**WORK TO COMPLETE:**
Copy out the material below in full, but not its images.

**DATA PROVIDED:**

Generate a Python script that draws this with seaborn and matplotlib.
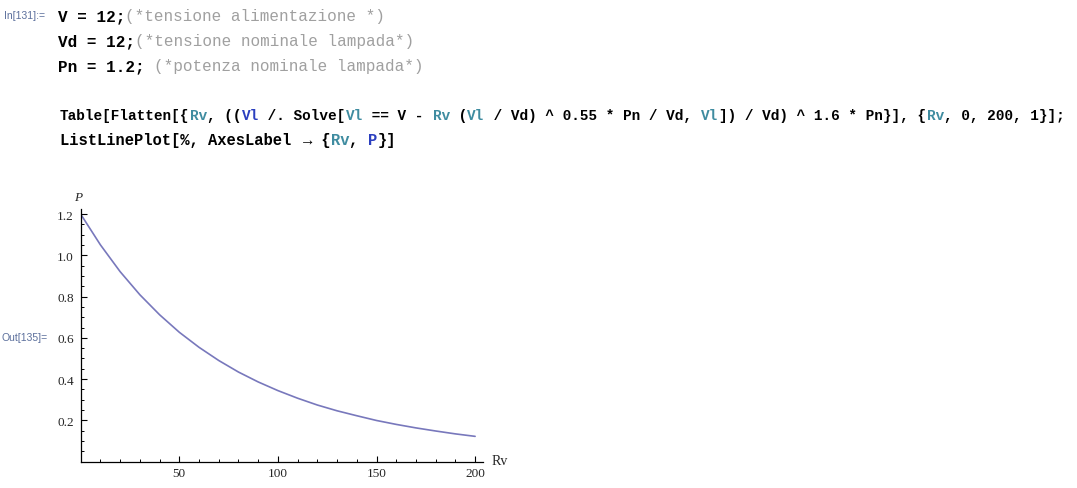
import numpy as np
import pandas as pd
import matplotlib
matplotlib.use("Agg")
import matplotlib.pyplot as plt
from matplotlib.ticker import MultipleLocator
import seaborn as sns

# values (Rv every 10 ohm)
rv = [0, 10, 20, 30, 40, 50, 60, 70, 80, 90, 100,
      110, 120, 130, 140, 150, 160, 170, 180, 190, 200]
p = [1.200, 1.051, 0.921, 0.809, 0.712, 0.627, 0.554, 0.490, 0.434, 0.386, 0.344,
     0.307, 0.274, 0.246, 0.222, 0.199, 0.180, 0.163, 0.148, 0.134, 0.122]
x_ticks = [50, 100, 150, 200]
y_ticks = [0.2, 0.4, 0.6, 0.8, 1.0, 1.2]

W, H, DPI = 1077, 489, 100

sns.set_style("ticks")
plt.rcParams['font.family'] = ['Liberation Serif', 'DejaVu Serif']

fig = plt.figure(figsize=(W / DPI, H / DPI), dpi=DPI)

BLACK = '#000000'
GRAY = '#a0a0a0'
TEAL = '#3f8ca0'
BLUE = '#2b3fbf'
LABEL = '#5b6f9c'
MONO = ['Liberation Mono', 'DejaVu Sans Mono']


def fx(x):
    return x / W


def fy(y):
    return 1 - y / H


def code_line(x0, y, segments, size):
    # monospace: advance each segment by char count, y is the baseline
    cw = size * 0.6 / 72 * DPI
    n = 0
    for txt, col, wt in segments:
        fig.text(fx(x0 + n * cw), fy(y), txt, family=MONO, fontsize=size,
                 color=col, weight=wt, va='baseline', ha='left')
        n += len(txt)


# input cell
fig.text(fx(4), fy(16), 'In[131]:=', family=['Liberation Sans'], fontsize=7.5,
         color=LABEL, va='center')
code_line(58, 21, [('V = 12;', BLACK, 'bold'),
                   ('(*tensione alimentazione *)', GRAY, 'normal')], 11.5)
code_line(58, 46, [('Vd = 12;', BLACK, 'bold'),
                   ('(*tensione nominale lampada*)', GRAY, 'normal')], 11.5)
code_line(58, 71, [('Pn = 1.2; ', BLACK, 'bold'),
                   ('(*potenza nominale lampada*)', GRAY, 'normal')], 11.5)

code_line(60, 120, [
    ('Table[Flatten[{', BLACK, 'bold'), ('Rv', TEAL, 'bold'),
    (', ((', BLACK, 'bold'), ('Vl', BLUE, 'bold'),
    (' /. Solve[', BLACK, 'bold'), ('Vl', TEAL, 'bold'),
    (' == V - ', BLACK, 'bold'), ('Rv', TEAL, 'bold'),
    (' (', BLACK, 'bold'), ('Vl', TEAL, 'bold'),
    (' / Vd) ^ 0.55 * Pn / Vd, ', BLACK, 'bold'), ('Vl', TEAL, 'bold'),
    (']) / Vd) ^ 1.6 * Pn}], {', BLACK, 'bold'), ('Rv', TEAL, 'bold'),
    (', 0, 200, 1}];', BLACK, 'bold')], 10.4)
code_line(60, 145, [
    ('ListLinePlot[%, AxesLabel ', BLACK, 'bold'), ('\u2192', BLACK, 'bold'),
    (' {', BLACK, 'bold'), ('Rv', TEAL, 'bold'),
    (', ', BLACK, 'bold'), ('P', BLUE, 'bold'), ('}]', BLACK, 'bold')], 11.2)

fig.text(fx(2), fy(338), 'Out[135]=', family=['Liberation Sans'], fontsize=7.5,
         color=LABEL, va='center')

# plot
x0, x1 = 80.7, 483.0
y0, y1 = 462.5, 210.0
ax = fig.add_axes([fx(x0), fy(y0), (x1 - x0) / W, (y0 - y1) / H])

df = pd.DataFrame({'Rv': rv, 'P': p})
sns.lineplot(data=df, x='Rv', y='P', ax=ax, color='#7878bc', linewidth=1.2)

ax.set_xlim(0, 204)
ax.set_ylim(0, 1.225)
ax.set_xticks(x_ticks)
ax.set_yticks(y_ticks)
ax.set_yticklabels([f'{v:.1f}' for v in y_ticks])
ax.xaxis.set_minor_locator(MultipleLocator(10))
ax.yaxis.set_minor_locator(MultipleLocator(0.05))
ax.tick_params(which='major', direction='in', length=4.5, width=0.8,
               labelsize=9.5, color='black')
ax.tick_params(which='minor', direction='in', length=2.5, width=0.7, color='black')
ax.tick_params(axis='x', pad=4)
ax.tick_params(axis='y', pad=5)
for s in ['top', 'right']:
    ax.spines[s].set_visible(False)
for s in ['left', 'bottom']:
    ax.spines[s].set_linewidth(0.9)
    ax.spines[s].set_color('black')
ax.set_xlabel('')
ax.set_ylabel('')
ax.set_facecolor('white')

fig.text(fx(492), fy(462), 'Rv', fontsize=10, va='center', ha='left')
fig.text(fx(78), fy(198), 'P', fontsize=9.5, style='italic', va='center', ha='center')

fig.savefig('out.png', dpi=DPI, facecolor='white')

**FULL ANSWER:**
Generate a Python script that draws this with seaborn and matplotlib.
import numpy as np
import pandas as pd
import matplotlib
matplotlib.use("Agg")
import matplotlib.pyplot as plt
from matplotlib.ticker import MultipleLocator
import seaborn as sns

# values (Rv every 10 ohm)
rv = [0, 10, 20, 30, 40, 50, 60, 70, 80, 90, 100,
      110, 120, 130, 140, 150, 160, 170, 180, 190, 200]
p = [1.200, 1.051, 0.921, 0.809, 0.712, 0.627, 0.554, 0.490, 0.434, 0.386, 0.344,
     0.307, 0.274, 0.246, 0.222, 0.199, 0.180, 0.163, 0.148, 0.134, 0.122]
x_ticks = [50, 100, 150, 200]
y_ticks = [0.2, 0.4, 0.6, 0.8, 1.0, 1.2]

W, H, DPI = 1077, 489, 100

sns.set_style("ticks")
plt.rcParams['font.family'] = ['Liberation Serif', 'DejaVu Serif']

fig = plt.figure(figsize=(W / DPI, H / DPI), dpi=DPI)

BLACK = '#000000'
GRAY = '#a0a0a0'
TEAL = '#3f8ca0'
BLUE = '#2b3fbf'
LABEL = '#5b6f9c'
MONO = ['Liberation Mono', 'DejaVu Sans Mono']


def fx(x):
    return x / W


def fy(y):
    return 1 - y / H


def code_line(x0, y, segments, size):
    # monospace: advance each segment by char count, y is the baseline
    cw = size * 0.6 / 72 * DPI
    n = 0
    for txt, col, wt in segments:
        fig.text(fx(x0 + n * cw), fy(y), txt, family=MONO, fontsize=size,
                 color=col, weight=wt, va='baseline', ha='left')
        n += len(txt)


# input cell
fig.text(fx(4), fy(16), 'In[131]:=', family=['Liberation Sans'], fontsize=7.5,
         color=LABEL, va='center')
code_line(58, 21, [('V = 12;', BLACK, 'bold'),
                   ('(*tensione alimentazione *)', GRAY, 'normal')], 11.5)
code_line(58, 46, [('Vd = 12;', BLACK, 'bold'),
                   ('(*tensione nominale lampada*)', GRAY, 'normal')], 11.5)
code_line(58, 71, [('Pn = 1.2; ', BLACK, 'bold'),
                   ('(*potenza nominale lampada*)', GRAY, 'normal')], 11.5)

code_line(60, 120, [
    ('Table[Flatten[{', BLACK, 'bold'), ('Rv', TEAL, 'bold'),
    (', ((', BLACK, 'bold'), ('Vl', BLUE, 'bold'),
    (' /. Solve[', BLACK, 'bold'), ('Vl', TEAL, 'bold'),
    (' == V - ', BLACK, 'bold'), ('Rv', TEAL, 'bold'),
    (' (', BLACK, 'bold'), ('Vl', TEAL, 'bold'),
    (' / Vd) ^ 0.55 * Pn / Vd, ', BLACK, 'bold'), ('Vl', TEAL, 'bold'),
    (']) / Vd) ^ 1.6 * Pn}], {', BLACK, 'bold'), ('Rv', TEAL, 'bold'),
    (', 0, 200, 1}];', BLACK, 'bold')], 10.4)
code_line(60, 145, [
    ('ListLinePlot[%, AxesLabel ', BLACK, 'bold'), ('\u2192', BLACK, 'bold'),
    (' {', BLACK, 'bold'), ('Rv', TEAL, 'bold'),
    (', ', BLACK, 'bold'), ('P', BLUE, 'bold'), ('}]', BLACK, 'bold')], 11.2)

fig.text(fx(2), fy(338), 'Out[135]=', family=['Liberation Sans'], fontsize=7.5,
         color=LABEL, va='center')

# plot
x0, x1 = 80.7, 483.0
y0, y1 = 462.5, 210.0
ax = fig.add_axes([fx(x0), fy(y0), (x1 - x0) / W, (y0 - y1) / H])

df = pd.DataFrame({'Rv': rv, 'P': p})
sns.lineplot(data=df, x='Rv', y='P', ax=ax, color='#7878bc', linewidth=1.2)

ax.set_xlim(0, 204)
ax.set_ylim(0, 1.225)
ax.set_xticks(x_ticks)
ax.set_yticks(y_ticks)
ax.set_yticklabels([f'{v:.1f}' for v in y_ticks])
ax.xaxis.set_minor_locator(MultipleLocator(10))
ax.yaxis.set_minor_locator(MultipleLocator(0.05))
ax.tick_params(which='major', direction='in', length=4.5, width=0.8,
               labelsize=9.5, color='black')
ax.tick_params(which='minor', direction='in', length=2.5, width=0.7, color='black')
ax.tick_params(axis='x', pad=4)
ax.tick_params(axis='y', pad=5)
for s in ['top', 'right']:
    ax.spines[s].set_visible(False)
for s in ['left', 'bottom']:
    ax.spines[s].set_linewidth(0.9)
    ax.spines[s].set_color('black')
ax.set_xlabel('')
ax.set_ylabel('')
ax.set_facecolor('white')

fig.text(fx(492), fy(462), 'Rv', fontsize=10, va='center', ha='left')
fig.text(fx(78), fy(198), 'P', fontsize=9.5, style='italic', va='center', ha='center')

fig.savefig('out.png', dpi=DPI, facecolor='white')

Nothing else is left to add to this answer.